Feeling crabby in the week of blue Monday? Apparently the word “crabby” meaning grumpy or irritated, may come from the bitterness of the crab apple! Perhaps you’ve been out wassailing in your apple trees this week?
Last month Julia shared a lovely blog about apples – this one covers a bit more about the folklore of the crab apple, a tree that is brilliant for wildlife in your garden. My sparrows certainly love it.
Thanks Julia, fascinating stuff!
The Folklore of Apple trees
The crab apple is the only indigenous apple in the UK. It is said to be used in Druid rituals as the star that forms when the apple is sliced in half across the middle resembles a natural pentagon, (a five-pointed star).
Many other folk tales are found in England, Scotland and Wales in druid folklore. The most well-known and thus revived today, is Wassailing. Central to this custom/festival is a drink which is made with cider, and drunk in the orchards in November on the first of the Druids Day Of The Apple. Another similar celebration occurs on the Old Twelfth Night, a celebration thought to ward off evil spirits and beseech the trees to have a fine harvest the following year.
Modern 12th night falls on the 5th Jan, but the Old Twelfth night falls on the 17th of January due to a change in the calendar in the 18th Century.
Then are other customs like apple bobbing, used historically in traditional rituals and now, mostly, associated with Halloween.
Apple trees are steeped in folklore all around the world.
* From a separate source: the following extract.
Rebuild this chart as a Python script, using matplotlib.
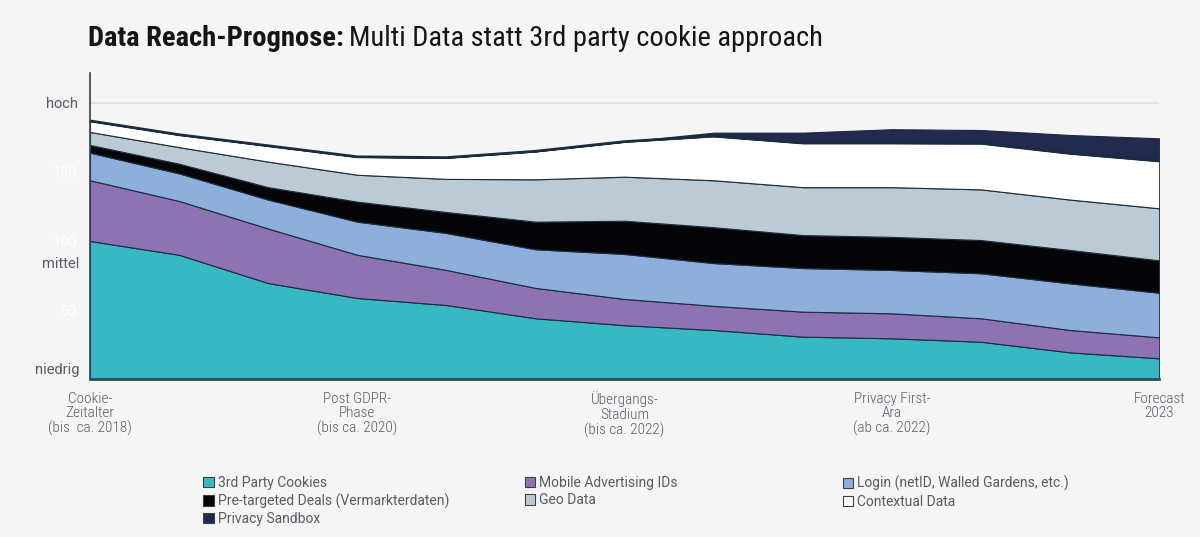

In the Christian faith, the apple is the tree of forbidden knowledge, which gave Adam and Eve the knowledge of good and evil.
In Norse tradition the apple is the tree of immortality.
The apple tree is important in Greek mythology too. The earth goddess, Gaia, gave Hera the supreme goddess an apple tree when she married Zeus. It was fiercely guarded thereafter.
In Polish folklore it is the dream tree and its thought to induce dreams. In other European customs the medieval church believed that an enchanted apple given to a victim caused demonic possession, hence the story of Snow White.